François Bernardini élu président, entre René Raimondi à sa droite et Frédéric Vigouroux à sa gauche.
François Bernardini élu président, entre René Raimondi à sa droite et Frédéric Vigouroux à sa gauche.

François Bernardini élu président, entre René Raimondi à sa droite et Frédéric Vigouroux à sa gauche.

“Vous m’avez fait boire le calice, jusqu’au bout, merci, les copains !” C’est dit à mi-voix, mais le maire de Fos-sur-Mer, René Raimondi n’a pas l’habitude des chuchotis. Il peste : “Vous dites rien, mais dans sa gestion, ça va être comme ça tout le temps.” Il a tenu le bouillant maire de Fos, tête baissée durant toute la séance. Mais, à la fin, il explose. Il y a quelques mois, lorsque le syndicat d’agglomération nouvelle Ouest Provence était encore la plus ancienne des intercommunalités des Bouches-du-Rhône, il occupait le siège que vient de lui ravir François Bernardini. Lui-même espérait poursuivre son combat contre la métropole en continuant de présider le conseil de territoire qui réunit les six communes les plus à l’ouest du département.

La soif de revanche du banni a été plus forte. L’ancien SAN Ouest Provence est la maison de François Bernardini. Son siège est situé dans la commune dont il est le maire par éclipse depuis le début des années 2000. Il en a été le directeur pendant plus de dix ans de 1979 à 2001 quand le syndicat d’agglomération nouvelle regroupait seulement Istres, Fos et Miramas, les trois communes qui ont grandi en même temps que la zone industrielle du golfe.

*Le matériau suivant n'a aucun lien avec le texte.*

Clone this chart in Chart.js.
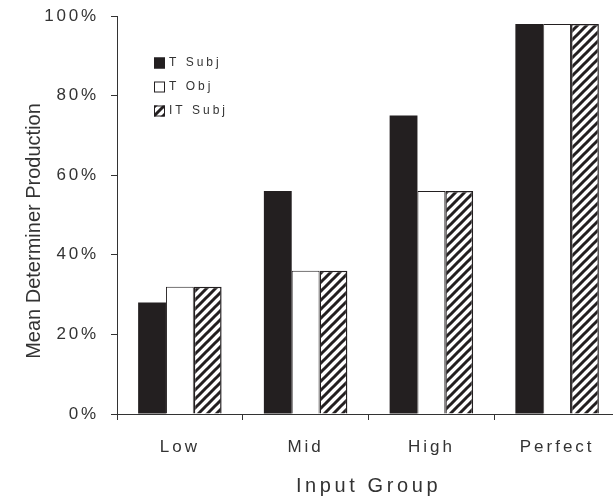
<!DOCTYPE html>
<html>
<head>
<meta charset="utf-8">
<script src="https://cdn.jsdelivr.net/npm/chart.js@4.4.1/dist/chart.umd.min.js"></script>
<style>
  html, body { margin: 0; padding: 0; background: #fff; overflow: hidden; }
  #wrap { width: 620px; height: 498px; }
</style>
</head>
<body>
<div id="wrap"><canvas id="c" width="620" height="498"></canvas></div>
<script>
/* data */
const groups  = ['Low', 'Mid', 'High', 'Perfect'];
const tSubj   = [28, 56, 75, 98];
const tObj    = [32, 36, 56, 98];
const itSubj  = [32, 36, 56, 98];
const yTicks  = [0, 20, 40, 60, 80, 100];

const INK = '#231f20';
const TXT = '#333';
const SANS = '"Liberation Sans", Arial, sans-serif';

/* diagonal hatch, "/" direction */
function hatch() {
  const s = 9;
  const p = document.createElement('canvas');
  p.width = s; p.height = s;
  const g = p.getContext('2d');
  g.fillStyle = '#fff'; g.fillRect(0, 0, s, s);
  g.strokeStyle = INK; g.lineWidth = 3;
  g.beginPath();
  g.moveTo(-1, s + 1); g.lineTo(s + 1, -1);
  g.moveTo(-s / 2 - 1, s / 2 + 1); g.lineTo(s / 2 + 1, -s / 2 - 1);
  g.moveTo(s / 2 - 1, s * 1.5 + 1); g.lineTo(s * 1.5 + 1, s / 2 - 1);
  g.stroke();
  return g.createPattern(p, 'repeat');
}

const ctx = document.getElementById('c').getContext('2d');
const hatchFill = hatch();

/* letter spacing (and a small shift) for the axis text */
function styled(fn, px, dy) {
  return function (...a) {
    const c = this.ctx;
    c.save();
    c.letterSpacing = px + 'px';
    if (dy) c.translate(0, dy);
    fn.apply(this, a);
    c.restore();
  };
}
const spacingPlugin = {
  id: 'spacing',
  beforeDraw(chart) {
    if (chart._spaced) return;
    chart._spaced = true;
    const x = chart.scales.x, y = chart.scales.y;
    x.drawLabels = styled(x.drawLabels, 3);
    x.drawTitle  = styled(x.drawTitle, 3.6);
    y.drawLabels = styled(y.drawLabels, 2.8);
    y.drawTitle  = styled(y.drawTitle, 0, 16);
  }
};

/* legend drawn inside the plot, top-left */
const legendPlugin = {
  id: 'innerLegend',
  afterDraw(chart) {
    const c = chart.ctx;
    const x0 = 154, y0 = 63, step = 24, box = 11;
    c.save();
    c.font = '12px ' + SANS;
    c.letterSpacing = '3px';
    c.textBaseline = 'middle';
    chart.data.datasets.forEach((ds, i) => {
      const yy = y0 + i * step;
      c.fillStyle = ds.backgroundColor;
      c.fillRect(x0, yy - box / 2, box, box);
      c.strokeStyle = INK; c.lineWidth = 1;
      c.strokeRect(x0 + 0.5, yy - box / 2 + 0.5, box - 1, box - 1);
      c.fillStyle = TXT;
      c.fillText(ds.label, x0 + box + 4, yy);
    });
    c.restore();
  }
};

new Chart(ctx, {
  type: 'bar',
  data: {
    labels: groups,
    datasets: [
      { label: 'T Subj',  data: tSubj,  backgroundColor: INK,  borderColor: INK, borderWidth: 0 },
      { label: 'T Obj',   data: tObj,   backgroundColor: '#fff', borderColor: INK, borderWidth: 1 },
      { label: 'IT Subj', data: itSubj, backgroundColor: hatchFill, borderColor: INK, borderWidth: 1.5 }
    ]
  },
  options: {
    responsive: false,
    animation: false,
    devicePixelRatio: 1,
    layout: { padding: { top: 16, left: 0, right: 0, bottom: 0 } },
    datasets: { bar: { categoryPercentage: 0.664, barPercentage: 1 } },
    plugins: { legend: { display: false }, tooltip: { enabled: false } },
    scales: {
      x: {
        grid: { offset: true, drawOnChartArea: false, tickLength: 6, color: TXT },
        border: { color: TXT, width: 1 },
        ticks: { color: TXT, padding: 17, font: { family: SANS, size: 17 } },
        title: {
          display: true, text: 'Input Group', color: TXT,
          font: { family: SANS, size: 20, lineHeight: 1.2 },
          padding: { top: 0, bottom: 0 }
        },
        afterFit(s) { s.height = 84; s.paddingLeft = 0; s.paddingRight = 0; }
      },
      y: {
        min: 0, max: 100,
        afterBuildTicks(s) { s.ticks = yTicks.map(v => ({ value: v })); },
        grid: { drawOnChartArea: false, tickLength: 6, color: TXT },
        border: { color: TXT, width: 1 },
        ticks: { color: TXT, padding: 12, font: { family: SANS, size: 17 }, callback: v => v + '%' },
        title: {
          display: true, text: 'Mean Determiner Production', color: TXT,
          font: { family: SANS, size: 20, lineHeight: 1.2 },
          padding: { top: 22, bottom: 0 }
        },
        afterFit(s) { s.width = 117; s.paddingTop = 0; s.paddingBottom = 0; }
      }
    }
  },
  plugins: [spacingPlugin, legendPlugin]
});
</script>
</body>
</html>
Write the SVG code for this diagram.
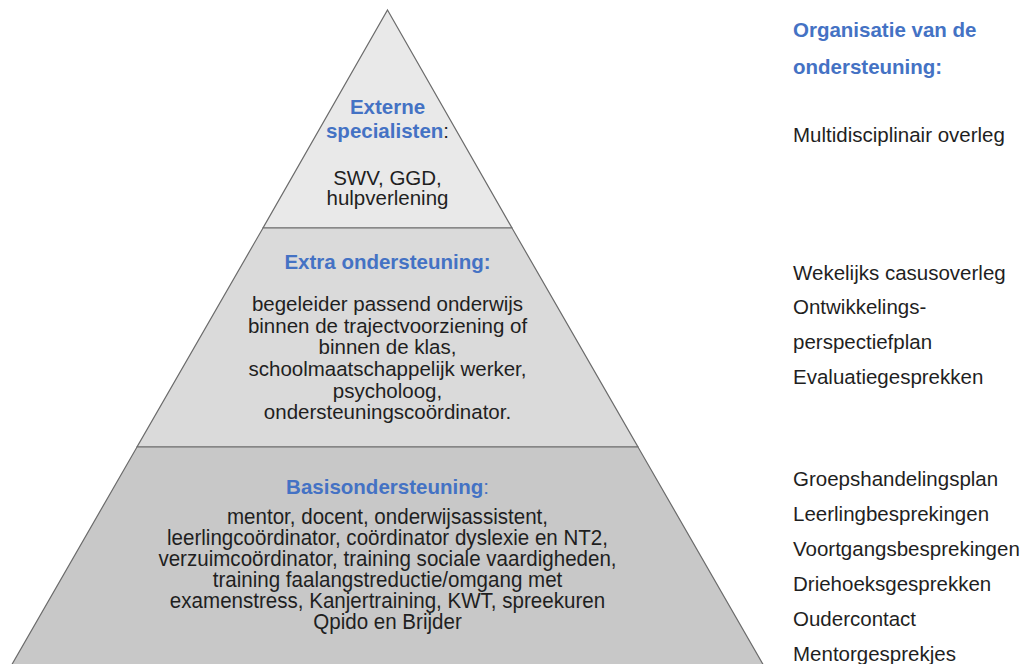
<svg xmlns="http://www.w3.org/2000/svg" width="1027" height="664" viewBox="0 0 1027 664">
<style>
  .t { font-family: "Liberation Sans", Arial, sans-serif; font-size: 20.5px; fill: #1f1f1f; }
  .h { font-family: "Liberation Sans", Arial, sans-serif; font-size: 20.5px; font-weight: bold; fill: #4472C4; }
  .c { text-anchor: middle; }
  .layer { stroke: #6b6b6b; stroke-width: 1.2; }
  .b { font-family: "Liberation Sans", Arial, sans-serif; font-size: 22px; fill: #1f1f1f; text-anchor: middle; }
</style>
<rect width="1027" height="664" fill="#ffffff"/>

<g id="layer-top">
  <polygon class="layer" fill="#e9e9e9" points="387.5,10 512,228 263,228"/>
  <text class="h c" x="387.5" y="114">Externe</text>
  <text class="c" x="387.5" y="138"><tspan class="h">specialisten</tspan><tspan class="t">:</tspan></text>
  <text class="t c" x="387.5" y="185">SWV, GGD,</text>
  <text class="t c" x="387.5" y="205">hulpverlening</text>
</g>

<g id="layer-middle">
  <polygon class="layer" fill="#dadada" points="263,228 512,228 638,447 137,447"/>
  <text class="h c" x="387.5" y="269">Extra ondersteuning:</text>
  <text class="t c" x="387.5" y="311">begeleider passend onderwijs</text>
  <text class="t c" x="387.5" y="332.5">binnen de trajectvoorziening of</text>
  <text class="t c" x="387.5" y="354">binnen de klas,</text>
  <text class="t c" x="387.5" y="376">schoolmaatschappelijk werker,</text>
  <text class="t c" x="387.5" y="397.5">psycholoog,</text>
  <text class="t c" x="387.5" y="419">ondersteuningscoördinator.</text>
</g>

<g id="layer-bottom">
  <polygon class="layer" fill="#c8c8c8" points="137,447 638,447 772,680 3,680"/>
  <text class="c" x="387.5" y="494"><tspan class="h">Basisondersteuning</tspan><tspan class="t" style="fill:#4472C4">:</tspan></text>
  <g transform="translate(387.5,0) scale(0.935,1)">
    <text class="b" x="0" y="524.5">mentor, docent, onderwijsassistent,</text>
    <text class="b" x="0" y="545.5">leerlingcoördinator, coördinator dyslexie en NT2,</text>
    <text class="b" x="0" y="566.5">verzuimcoördinator, training sociale vaardigheden,</text>
    <text class="b" x="0" y="587.5">training faalangstreductie/omgang met</text>
    <text class="b" x="0" y="608.5">examenstress, Kanjertraining, KWT, spreekuren</text>
    <text class="b" x="0" y="629.5">Qpido en Brijder</text>
  </g>
</g>

<g id="organisatie">
  <text class="h" x="793" y="37">Organisatie van de</text>
  <text class="h" x="793" y="74">ondersteuning:</text>
  <text class="t" x="793" y="141.5">Multidisciplinair overleg</text>
  <text class="t" x="793" y="280">Wekelijks casusoverleg</text>
  <text class="t" x="793" y="313.5">Ontwikkelings-</text>
  <text class="t" x="793" y="348.5">perspectiefplan</text>
  <text class="t" x="793" y="383.5">Evaluatiegesprekken</text>
  <text class="t" x="793" y="486">Groepshandelingsplan</text>
  <text class="t" x="793" y="521">Leerlingbesprekingen</text>
  <text class="t" x="793" y="556">Voortgangsbesprekingen</text>
  <text class="t" x="793" y="591">Driehoeksgesprekken</text>
  <text class="t" x="793" y="625.5">Oudercontact</text>
  <text class="t" x="793" y="660.5">Mentorgesprekjes</text>
</g>
<g id="connectors"/>
</svg>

Mais l’ancien président du département, patron incontesté du PS13, qui a occupé quasiment tous les mandats électifs, a été rattrapé par les affaires. En 2002, il est définitivement condamné à 18 mois de prison avec sursis, 5 ans d’inéligibilité et 61 000 euros d’amende pour abus de confiance et abus de biens sociaux. Alors qu’il a déjà laissé la présidence du département à Jean-Noël Guérini, Bernardini est alors contraint de quitter la mairie d’Istres. Cela ne l’empêche pas de se faire réélire en 2008, une fois sa peine purgée puis en 2014.

“Au fond de la salle”

Mais, en 2008 puis 2014, sa position de maire d’Istres, désormais incontestable, ne lui permet pas de reconquérir sa maison du SAN. “Vous m’avez mis au fond de cette salle dans un geste de générosité démocratique à l’égard de le la population de la commune centre. Ensuite j’ai été élu 17e vice-président. 17e !”, jette-t-il à l’assemblée. Alors il a patiemment préparé sa revanche. Lui, le pro-métropolitain dans un territoire où les élus y sont opposés. Lui, le condamné réélu, désormais sans étiquette à la tête d’une majorité gauche et droite confondue.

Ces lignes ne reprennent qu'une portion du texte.